Siamo immobili, uno vicino all’altra, lei tutta bendata, io con il rotolo in una mano, la forbice con cui ho tagliato la garza nell’altra.

Un secondo dopo mi sembra di sentire qualcosa, un rumorino.

Giro istintivamente la testa.

“Che rumorino sarà?” mi domando. “Da dove verrà?”

Non si capisce. Sembra un rumorino lontano, eppure sembra anche venire da qui, da vicino, da molto vicino... “Quando l’ho già sentito? Quando lo sentirò?”

Rimetto la garza nel mobiletto, la forbice sotto lo specchio. Faccio qualche passo verso la porta.

Adesso il rumorino non si sente più, non si sentirà.

“Che rumorino sarà stato?” mi dico. “Sembrava un campanellino...”

Esco dal gabinetto, mi metto in ascolto.

Più niente.

Però, qualche istante dopo, si sente un’altra volta quel rumorino, una volta, due volte.

“È qualcuno che sta suonando un campanellino... Però da quando, da dove? Da dopo o da prima? Non mi sembra che venga da dopo perché l’ho già sentito, non mi sembra che venga da prima perché lo sto sentendo adesso.”

Risalgo i pochi gradini di legno, faccio qualche passo nel corridoio, spostando con i piedi le biglie che sono rotolate fin qui e poi si sono fermate.

“Forse saranno queste biglie che si sono mosse un po’ per una nuova scossa del sisma di vita e morte e che si saranno scontrate emettendo quel piccolo suono. Eppure mi sembrava un altro tipo di suono... Ma non si capiva neanche da dove veniva, se dalla parte dell’anticamera oppure dalla cucina, oppure dallo studiolo che c’è sopra la cucina, oppure dalla terrazza con la volta tutta piena di segmenti di rampicanti neri carbonizzati ancora avvitati attorno ai fili di ferro arrugginiti, oppure dai tetti, o da più in basso, dalla parte del cortile buio e pelato che c’è più in fondo...”

Muovo ancora qualche passo in avanti, ma non si sente niente.

Mi fermo di colpo.

Qualcuno ha ripreso a suonare il campanellino, da qualche parte, più a lungo, più forte.

“Viene dalla scaletta della cucina!” capisco improvvisamente. “Come quando santa Lucia veniva di notte a portare i doni, in inverno, entrava nel cortile in groppa all’asinello, e poi saliva a piedi lungo la scaletta che arrivava fino alla porta della cucina, senza fare rumore, salirà, la piccola santa con gli occhi su un piatto, e intanto suonava con le sue piccole mani infreddolite quel campanellino che rimbombava nel cunicolo della scaletta, sotto la sua piccola volta, e il suo rumore sembrava venire da lontano, da un altro mondo... Sarà tracimata anche lei.
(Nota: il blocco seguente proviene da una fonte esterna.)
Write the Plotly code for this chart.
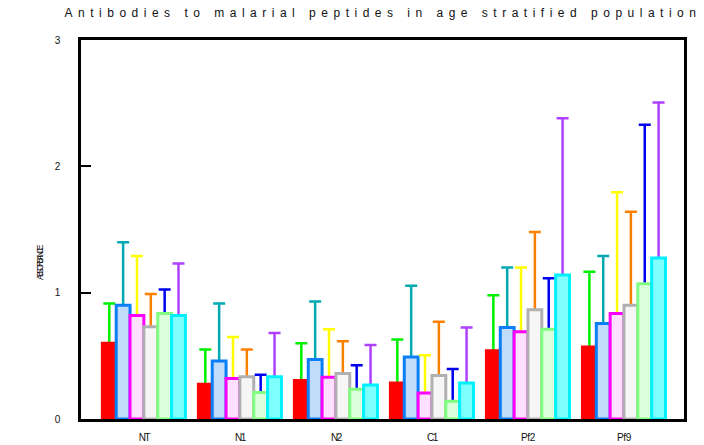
import plotly.graph_objects as go

categories = ["NT", "N1", "N2", "C1", "Pf2", "Pf9"]
tick_labels = ["NT", "N1", "N2", "C1", "Pf2", "Pf9"]

g1_mean = [0.60, 0.275, 0.305, 0.285, 0.54, 0.57]
g1_sd = [0.315, 0.275, 0.295, 0.345, 0.44, 0.595]
g2_mean = [0.90, 0.46, 0.47, 0.49, 0.725, 0.755]
g2_sd = [0.50, 0.455, 0.46, 0.565, 0.475, 0.535]
g3_mean = [0.82, 0.32, 0.33, 0.205, 0.69, 0.835]
g3_sd = [0.47, 0.33, 0.38, 0.30, 0.51, 0.96]
g4_mean = [0.73, 0.335, 0.36, 0.345, 0.865, 0.90]
g4_sd = [0.26, 0.215, 0.255, 0.425, 0.615, 0.74]
g5_mean = [0.835, 0.21, 0.235, 0.14, 0.71, 1.07]
g5_sd = [0.19, 0.14, 0.19, 0.255, 0.405, 1.26]
g6_mean = [0.82, 0.335, 0.27, 0.285, 1.14, 1.275]
g6_sd = [0.41, 0.345, 0.315, 0.44, 1.24, 1.23]

series_names = ["Group 1", "Group 2", "Group 3", "Group 4", "Group 5", "Group 6"]
means = [g1_mean, g2_mean, g3_mean, g4_mean, g5_mean, g6_mean]
sds = [g1_sd, g2_sd, g3_sd, g4_sd, g5_sd, g6_sd]

fills = ["#FF0000", "#C0DCFA", "#FFE0FF", "#F6F6F6", "#DCFFDC", "#80FFFF"]
outlines = ["#FF0000", "#0A7FF5", "#FF00FF", "#B0B0B0", "#80FF80", "#00F0FF"]
err_colors = ["#00F000", "#00AAB0", "#FFFF00", "#FF8000", "#0000F0", "#B040FF"]

fig = go.Figure()
for k, (name, m, s, fc, lc, ec) in enumerate(zip(series_names, means, sds, fills, outlines, err_colors)):
    # error bar layer (upper whisker only; lower part hidden behind the bar drawn next)
    fig.add_trace(go.Bar(
        x=categories, y=m, name=name, offsetgroup=str(k), showlegend=False,
        marker=dict(color="rgba(0,0,0,0)", line=dict(width=0)),
        error_y=dict(type="data", array=s, arrayminus=m, symmetric=False,
                     color=ec, thickness=2.5, width=6),
        hoverinfo="skip",
    ))
    # visible bar
    fig.add_trace(go.Bar(
        x=categories, y=m, name=name, offsetgroup=str(k),
        marker=dict(color=fc, line=dict(color=lc, width=3)),
    ))

def tick_style(t):
    sp = "-0.3px" if t.startswith("Pf") else "-1.5px"
    return '<span style="letter-spacing:%s">%s</span>' % (sp, t)

fig.update_layout(
    width=704, height=445,
    margin=dict(l=81, r=20, t=40, b=26, autoexpand=False),
    paper_bgcolor="white", plot_bgcolor="white",
    barmode="group", bargap=0.135, bargroupgap=0,
    showlegend=False,
    font=dict(family="Liberation Sans, Arial, sans-serif", color="#222"),
    title=dict(
        text='<span style="letter-spacing:5.5px">Antibodies to malarial peptides in age stratified population</span>',
        x=383 / 704, xanchor="center", y=1 - 12.5 / 445, yanchor="middle",
        font=dict(size=12, color="#111"),
    ),
    xaxis=dict(
        type="category", range=[-0.655, 5.625], automargin=False,
        tickvals=categories,
        ticktext=[tick_style(t) for t in tick_labels],
        ticks="", showline=True, linecolor="black", linewidth=2.5, mirror=True,
        showgrid=False, tickfont=dict(size=10, color="#111"), ticklabelstandoff=7,
    ),
    yaxis=dict(
        range=[0, 3], automargin=False, tickvals=[0, 1, 2, 3], ticktext=["0", "1", "2", "3"],
        ticks="inside", ticklen=10, tickwidth=2, tickcolor="black",
        showline=True, linecolor="black", linewidth=2.5, mirror=True,
        showgrid=False, zeroline=False, tickfont=dict(size=10, color="#111"),
        ticklabelstandoff=16,
    ),
    annotations=[dict(
        text='<span style="letter-spacing:-3px">ABSORBANCE</span>',
        textangle=-90, xref="paper", yref="paper",
        x=(40 - 81) / 603, y=(419 - 262) / 379, xanchor="center", yanchor="middle",
        showarrow=False, font=dict(size=9, color="#111"),
    )],
)

fig.write_html("out.html", config={"displayModeBar": False},
               post_script="document.body.style.margin='0';")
Mi starà venendo a portare i doni.”

Corro di nuovo in cucina, l’attraverso, vado verso la porta, mi affaccio alla scaletta.

Sì, il rumore del campanellino viene da qui, sta salendo proprio lungo la scaletta, nel buio, e io non vedo chi lo sta suonando, non si riesce a vedere niente, non si riesce a vedere la sua mano, la sua manina che lo sta sbattendo forte facendo risuonare la piccola volta, neppure i suoi due occhi che mi guardano da sopra il piatto che tiene con l’altra mano, nel buio.

«Chi è? Chi è?» provo a domandare, a gridare.

«Sono la postina!» mi risponde una voce, una vocina, dal buio.